Objective
Copy the data that follows, character for character, minus the pictures.

Data block
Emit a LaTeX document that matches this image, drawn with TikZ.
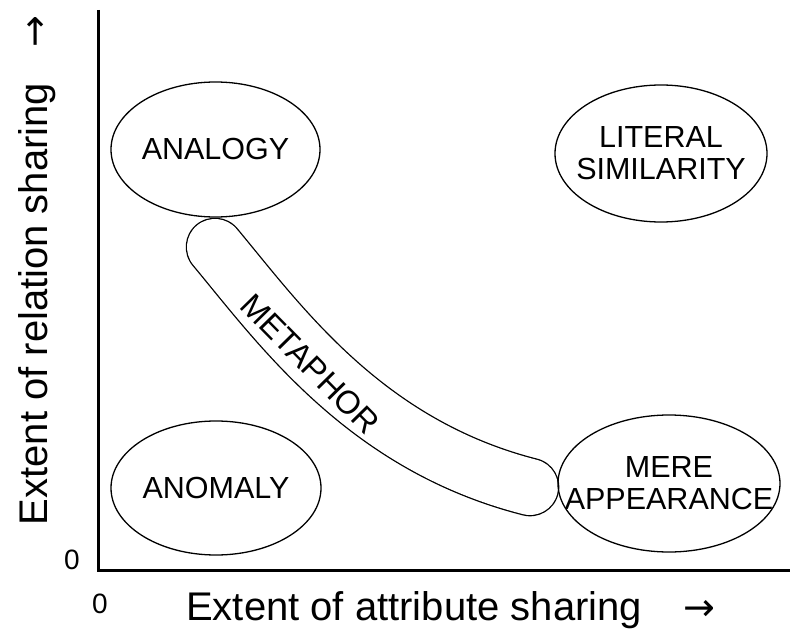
\documentclass[tikz,border=0pt]{standalone}
\usepackage{fontspec}
\setmainfont{Liberation Sans}
\newfontfamily\arrowfont{DejaVu Sans}
\usetikzlibrary{shapes.geometric,positioning}

\tikzset{
  region/.style={draw, ellipse, line width=1.3pt, inner sep=0pt},
  tag/.style={font=\fontsize{30.5}{32}\selectfont, align=center, inner sep=0pt},
  axislabel/.style={font=\fontsize{40}{44}\selectfont, inner sep=0pt},
  arrowlabel/.style={font=\arrowfont\fontsize{38}{40}\selectfont, inner sep=0pt},
  zerolabel/.style={font=\fontsize{28}{30}\selectfont, inner sep=0pt},
  band/.style={draw, line width=1.3pt, double=white, double distance=56pt, line cap=round},
  axis/.style={line width=3pt}
}

\begin{document}
\begin{tikzpicture}[x=1pt,y=1pt]
		\useasboundingbox (0,0) rectangle (790,-631);
		% axes
		\coordinate (ytop) at (98,-10);
		\coordinate (xend) at (790,-570);
		\draw [axis] (ytop) |- (xend);
		\node [zerolabel] (yzero) at (72,-560) {0};
		\node [zerolabel] (xzero) at (100,-604) {0};
		\node [axislabel, rotate=90, anchor=base] (ylab) at (47,-304) {Extent of relation sharing};
		\node [arrowlabel, rotate=90, anchor=base west] (yarrow) at (47,-48) {→};
		\node [axislabel, anchor=base west] (xlab) at (186,-620) {Extent of attribute sharing};
		\node [arrowlabel, anchor=base west] (xarrow) at (683,-620) {→};
		% metaphor band
		\coordinate (mstart) at (215,-247);
		\coordinate (mend) at (530,-487);
		\draw [band] (mstart) .. controls (280,-325) and (365,-445) .. (mend);
		\node [tag, font=\fontsize{32.5}{34}\selectfont, rotate=-45.5] (metaphor) at (310,-364) {METAPHOR};
		% the four regions
		\node [region, minimum width=209pt, minimum height=135pt] (analogy) at (215.5,-149.5) {};
		\node [tag] (analogytxt) at (analogy.center) {ANALOGY};
		\node [region, minimum width=210pt, minimum height=134pt] (anomaly) at (216,-488) {};
		\node [tag] (anomalytxt) at (anomaly.center) {ANOMALY};
		\node [region, minimum width=212pt, minimum height=137pt] (literal) at (661,-153.5) {};
		\node [tag] (literaltxt) at (literal.center) {LITERAL\\SIMILARITY};
		\node [region, minimum width=222pt, minimum height=137pt] (mere) at (669,-483.5) {};
		\node [tag] (meretxt) at (mere.center) {MERE\\APPEARANCE};
\end{tikzpicture}
\end{document}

Result for this task
Emit a LaTeX document that matches this image, drawn with TikZ.
\documentclass[tikz,border=0pt]{standalone}
\usepackage{fontspec}
\setmainfont{Liberation Sans}
\newfontfamily\arrowfont{DejaVu Sans}
\usetikzlibrary{shapes.geometric,positioning}

\tikzset{
  region/.style={draw, ellipse, line width=1.3pt, inner sep=0pt},
  tag/.style={font=\fontsize{30.5}{32}\selectfont, align=center, inner sep=0pt},
  axislabel/.style={font=\fontsize{40}{44}\selectfont, inner sep=0pt},
  arrowlabel/.style={font=\arrowfont\fontsize{38}{40}\selectfont, inner sep=0pt},
  zerolabel/.style={font=\fontsize{28}{30}\selectfont, inner sep=0pt},
  band/.style={draw, line width=1.3pt, double=white, double distance=56pt, line cap=round},
  axis/.style={line width=3pt}
}

\begin{document}
\begin{tikzpicture}[x=1pt,y=1pt]
		\useasboundingbox (0,0) rectangle (790,-631);
		% axes
		\coordinate (ytop) at (98,-10);
		\coordinate (xend) at (790,-570);
		\draw [axis] (ytop) |- (xend);
		\node [zerolabel] (yzero) at (72,-560) {0};
		\node [zerolabel] (xzero) at (100,-604) {0};
		\node [axislabel, rotate=90, anchor=base] (ylab) at (47,-304) {Extent of relation sharing};
		\node [arrowlabel, rotate=90, anchor=base west] (yarrow) at (47,-48) {→};
		\node [axislabel, anchor=base west] (xlab) at (186,-620) {Extent of attribute sharing};
		\node [arrowlabel, anchor=base west] (xarrow) at (683,-620) {→};
		% metaphor band
		\coordinate (mstart) at (215,-247);
		\coordinate (mend) at (530,-487);
		\draw [band] (mstart) .. controls (280,-325) and (365,-445) .. (mend);
		\node [tag, font=\fontsize{32.5}{34}\selectfont, rotate=-45.5] (metaphor) at (310,-364) {METAPHOR};
		% the four regions
		\node [region, minimum width=209pt, minimum height=135pt] (analogy) at (215.5,-149.5) {};
		\node [tag] (analogytxt) at (analogy.center) {ANALOGY};
		\node [region, minimum width=210pt, minimum height=134pt] (anomaly) at (216,-488) {};
		\node [tag] (anomalytxt) at (anomaly.center) {ANOMALY};
		\node [region, minimum width=212pt, minimum height=137pt] (literal) at (661,-153.5) {};
		\node [tag] (literaltxt) at (literal.center) {LITERAL\\SIMILARITY};
		\node [region, minimum width=222pt, minimum height=137pt] (mere) at (669,-483.5) {};
		\node [tag] (meretxt) at (mere.center) {MERE\\APPEARANCE};
\end{tikzpicture}
\end{document}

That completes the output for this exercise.